A comparison of the effects of dietary cadmium on heart and kidney antioxidant enzymes: Evidence for the greater vulnerability of the heart to cadmium toxicity

Abstract
This study demonstrates the greater susceptibility of the heart as compared to the kidney to cadmium in the presence of high dietary selenium. Male weanling rats were fed an adequate-copper low-selenium feed supplemented with 0, 10 or 50 ppm copper with or without 50 ppm dietary cadmium for 7 weeks. All rats received 0.5 ppm selenium in their drinking water. Cadmium treatment resulted in histopathological lesions in the heart, but not in the kidney. Although cadmium treatment resulted in more extensive effects on glutathione peroxidase and superoxide dismutase in the heart as compared to the kidney, no increase in peroxidation was noted in either organ, suggesting that cadmium cardiotoxicity can be dissociated from tissue peroxidation.
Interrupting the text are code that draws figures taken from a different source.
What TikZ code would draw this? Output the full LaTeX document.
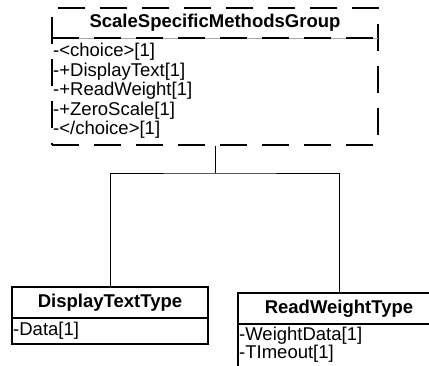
\documentclass[tikz,border=0pt]{standalone}
\usepackage{fontspec}
\setmainfont{Liberation Sans}

\begin{document}
\begin{tikzpicture}[x=1pt,y=-1pt,font=\fontsize{18.5}{19}\selectfont,
  groupline/.style={line width=1.4pt, dash pattern=on 27pt off 15pt},
  boxline/.style={line width=1.4pt},
  link/.style={line width=0.9pt},
  classtitle/.style={font=\fontsize{18.5}{19}\selectfont\bfseries, inner sep=0pt},
  member/.style={anchor=west, inner sep=0pt}]

  \useasboundingbox (0,0) rectangle (429,366);
  \clip (0,0) rectangle (429,366);

  % choice group (dashed)
  \node[draw, groupline, minimum width=326pt, minimum height=137pt, inner sep=0pt]
    (group) at (215,76.5) {};
  \draw[black!35, line width=0.6pt] (52,38) -- (378,38);
  \draw[groupline] (52,38) -- (378,38);
  \node[classtitle] (grouptitle) at (215,23) {ScaleSpecificMethodsGroup};
  \foreach \t [count=\k] in {{-<choice>[1]},{-+DisplayText[1]},{-+ReadWeight[1]},
      {-+ZeroScale[1]},{-</choice>[1]}}
    \node[member] (groupm\k) at (53,32.5+19.5*\k) {\t};

  % DisplayTextType
  \node[draw, boxline, minimum width=196pt, minimum height=57pt, inner sep=0pt]
    (display) at (110,315.5) {};
  \draw[boxline] (12,318) -- (208,318);
  \node[classtitle] (displaytitle) at (110,302.5) {DisplayTextType};
  \node[member] (displaym1) at (13,331) {-Data[1]};

  % ReadWeightType (runs off the page)
  \node[draw, boxline, minimum width=202pt, minimum height=79pt, inner sep=0pt]
    (weight) at (339,332.5) {};
  \draw[boxline] (238,324) -- (440,324);
  \node[classtitle] (weighttitle) at (339,308.5) {ReadWeightType};
  \foreach \t [count=\k] in {{-WeightData[1]},{-TImeout[1]}}
    \node[member] (weightm\k) at (239,318+18*\k) {\t};

  % connectors
  \coordinate (split) at (215,173);
  \draw[link] (group.south) -- (split);
  \draw[link] (display.north) |- (split) -| (weight.north);
\end{tikzpicture}
\end{document}
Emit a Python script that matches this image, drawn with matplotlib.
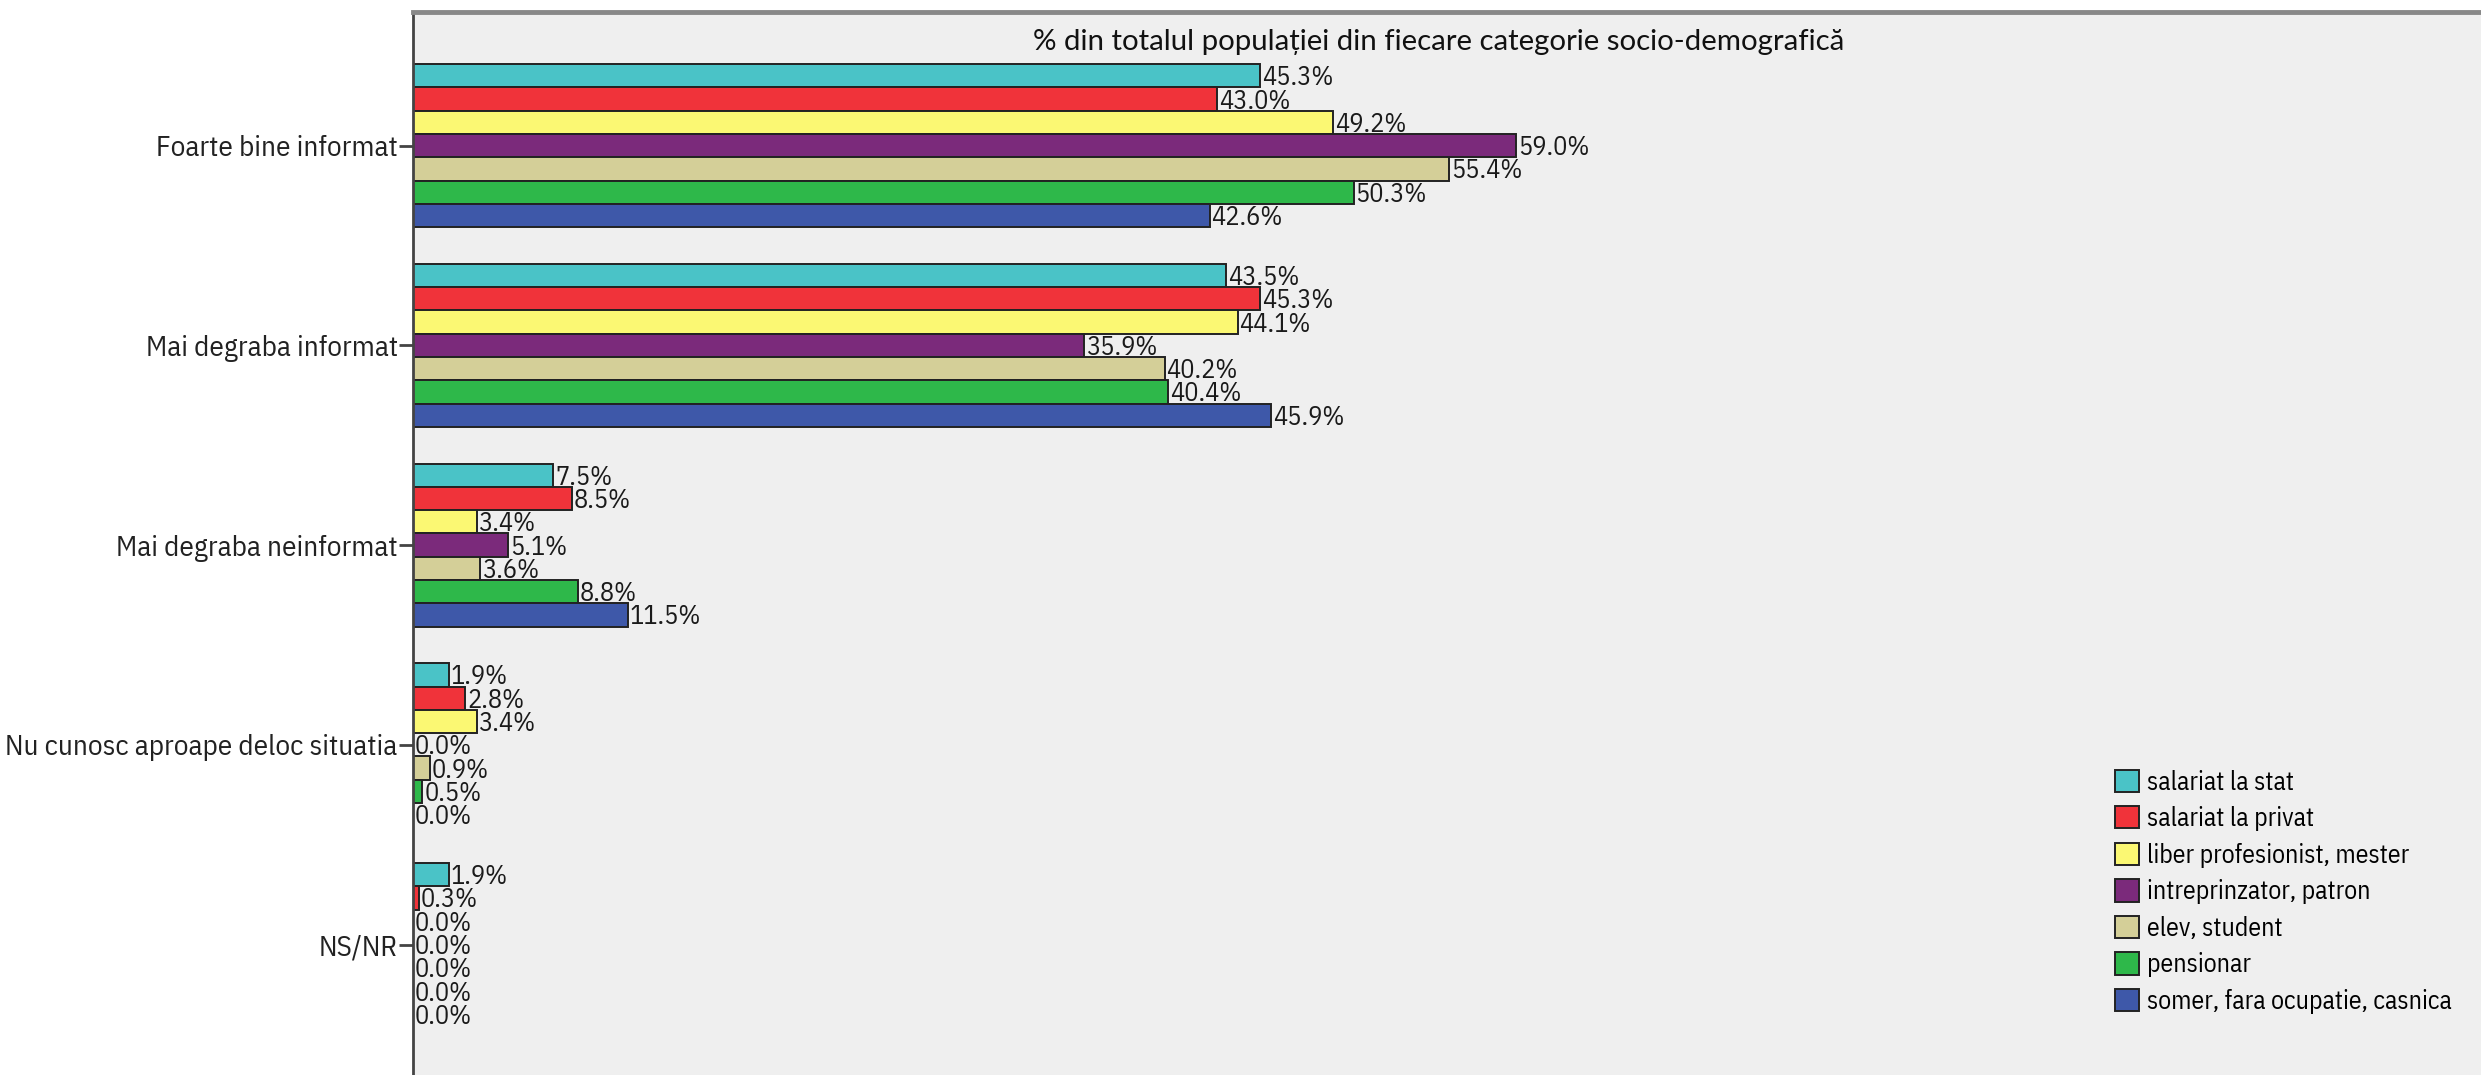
import numpy as np
import matplotlib.pyplot as plt

# categories (top to bottom)
CATEGORIES = [
    "Foarte bine informat",
    "Mai degraba informat",
    "Mai degraba neinformat",
    "Nu cunosc aproape deloc situatia",
    "NS/NR",
]

# series (legend order)
SERIES = [
    "salariat la stat",
    "salariat la privat",
    "liber profesionist, mester",
    "intreprinzator, patron",
    "elev, student",
    "pensionar",
    "somer, fara ocupatie, casnica",
]

salariat_stat = [45.3, 43.5, 7.5, 1.9, 1.9]
salariat_privat = [43.0, 45.3, 8.5, 2.8, 0.3]
liber_profesionist = [49.2, 44.1, 3.4, 3.4, 0.0]
intreprinzator = [59.0, 35.9, 5.1, 0.0, 0.0]
elev_student = [55.4, 40.2, 3.6, 0.9, 0.0]
pensionar = [50.3, 40.4, 8.8, 0.5, 0.0]
somer = [42.6, 45.9, 11.5, 0.0, 0.0]

VALUES = [salariat_stat, salariat_privat, liber_profesionist, intreprinzator,
          elev_student, pensionar, somer]

COLORS = ["#4AC3C7", "#F0333A", "#FBF873", "#7B2A7B", "#D4CF98", "#2EB84A", "#3E58A9"]

SUBTITLE = "% din totalul populației din fiecare categorie socio-demografică"

# layout
FIG_W, FIG_H = 24.81, 10.75
DPI = 100
AX_LEFT_PX = 413
AX_TOP_PX = 12
BAR_H = 0.1166
X_MAX = 110.6
Y_TOP = -0.669
Y_BOTTOM = 4.653

NARROW = ["IBM Plex Sans Condensed", "DejaVu Sans"]
CALIBRI_LIKE = ["Lato", "DejaVu Sans"]

fig = plt.figure(figsize=(FIG_W, FIG_H), dpi=DPI)
ax = fig.add_axes([AX_LEFT_PX / (FIG_W * DPI), 0,
                   1 - AX_LEFT_PX / (FIG_W * DPI), 1 - AX_TOP_PX / (FIG_H * DPI)])
ax.set_facecolor("#EFEFEF")

y = np.arange(len(CATEGORIES))
for j, (vals, name, col) in enumerate(zip(VALUES, SERIES, COLORS)):
    off = (j - 3) * BAR_H
    bars = ax.barh(y + off, vals, height=BAR_H, color=col, edgecolor="#222222",
                   linewidth=1.4, label=name)
    for b, v in zip(bars, vals):
        ax.text(b.get_width() + 0.1, b.get_y() + b.get_height() / 2 + 0.01,
                f"{v:.1f}%", va="center", ha="left", fontsize=19,
                family=NARROW, color="#1a1a1a")

ax.set_xlim(0, X_MAX)
ax.set_ylim(Y_BOTTOM, Y_TOP)
ax.set_yticks(y)
ax.set_yticklabels(CATEGORIES, fontsize=21, family=NARROW, color="#222222")
ax.set_xticks([])
ax.tick_params(axis="y", length=10, width=2, color="#444444", pad=1)

ax.spines["right"].set_visible(False)
ax.spines["bottom"].set_visible(False)
ax.spines["left"].set_color("#444444")
ax.spines["left"].set_linewidth(2)
ax.spines["top"].set_color("#888888")
ax.spines["top"].set_linewidth(3.5)

ax.text(0.496, 0.972, SUBTITLE, transform=ax.transAxes, ha="center", va="center",
        fontsize=21.2, family=CALIBRI_LIKE, color="#111111")

leg = ax.legend(loc="upper left", bbox_to_anchor=(0.818, 0.297), frameon=False,
                prop={"family": NARROW, "size": 18.5}, handlelength=0.95,
                handleheight=0.95, handletextpad=0.3, labelspacing=0.45,
                borderaxespad=0)
for h in leg.legend_handles:
    h.set_edgecolor("#222222")
    h.set_linewidth(1.4)

fig.savefig("out.png", dpi=DPI)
Mean cadmium concentrations in the heart ranged from 0.55 to 1.22 μg cadmium g−1 tissue, wet weight, and in the kidney from 11.53 to 21.04 μg cadmium g−1 tissue, wet weight, and in the kidney from 11.53 to 21.04 μg cadmium g−1 tissue, wet weight. In both tissues examined, cadmium levels were influenced by dietary copper and heart cadmium concentrations did not correlate with either the biochemical or histological lesions observed. Thus, tissue cadmium levels alone may not be adequate for predicting cadmium toxicity.